The Charles Faram team has been busy with collaborations of late. One of my favourite UK hops is Harlequin, which gives an aromatic explosion of passionfruit and peach. It has been used in a Charles Faram collab with Norfolk brewer Moongazer. Harlequin and Admiral sit alongside experimental varieties CF162 and CF325 in an attempt to mimic the soft, fruitiness of the New Zealand Motueka hops in its Pintail pale ale (3.9 per cent).
“Almost everyone believed that it was impossible to grow UK hops with the same intensity and fruitiness as New World options,” said Charles Faram MD Paul Corbett. “When our agronomist Peter Glendinning put some hops from his garden on my desk that smelled just like an American variety, I thought he was joking! These hops became our new variety, Jester, because I thought he was pulling my leg, and led us to embark on our Charles Faram hop variety development project. That was 2009 and we have since produced flavours that I didn’t think were possible in our relatively mild climate.
“Our desire to reduce the environmental impact of shipping hops halfway around the world and produce flavoursome hops on local soil explains why we have invested so heavily in the project. The collaborations with our brewer friends are a vitally important part of the process and allow us to see the effect our new hops have on the flavour of a beer.”
I am actively seeking out its latest addition, Harlequin, these days, so I have a long list of favourites to share with you. This includes another 30th-anniversary celebration beer, Dirty Gertie (5.5 per cent), a refreshing pale ale from Shropshire brewer Hobsons. Sheffield brewing legend Abbeydale produced a Harlequin variant of its popular UK Hop Heathen pale (4.1 per cent) which is delicious but hard to find these days. And of course, never ones to miss the chance to experiment with flavour, Thornbridge of Derbyshire has released a Harlequin single-hopped beer as part of its Quiet Storm range which is truly excellent.

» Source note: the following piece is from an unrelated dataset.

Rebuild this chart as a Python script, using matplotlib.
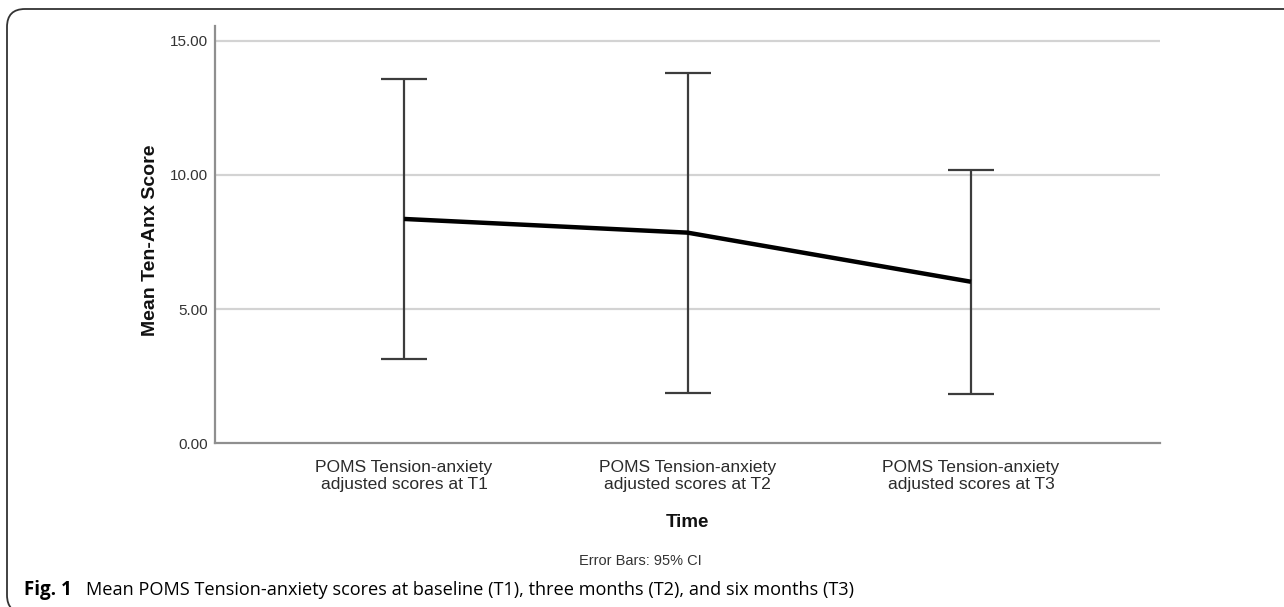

The London-based Small Beer Company is another interesting example. It used to focus on US and Czech hops until launching an Organic IPA in 2021 using 100 per cent organic British hops and malt.
“Many so-called organic UK beers are produced using conventionally grown non-organic hops due to a derogation from DEFRA [Department for Environment Food and Rural Affairs] to address a shortage of UK farms committing to growing hops organically,” Small Beer co-founder Felix James said. “We decided to turn that on its head and help generate the demand by buying up all of the UK-grown organic hops available on the open market to convince farmers to put more rhizomes in the ground.
“The beer was such a success that we have now moved all of our kettle hops to UK varieties and we are systematically moving the aroma hops in the same direction, one beer at a time. We have also gradually increased our use of organic malt so that all of the oats and a proportion of the barley in every beer we brew is now organic.”
As our breweries experiment with more sustainable choices and still deliver bold flavours, we can support them by choosing to buy British at the bar. In the long run, increased demand will bolster UK hop growers, encourage R&D (research and development) and give us even more delicious ales to enjoy down the pub. Win-win, if you ask me.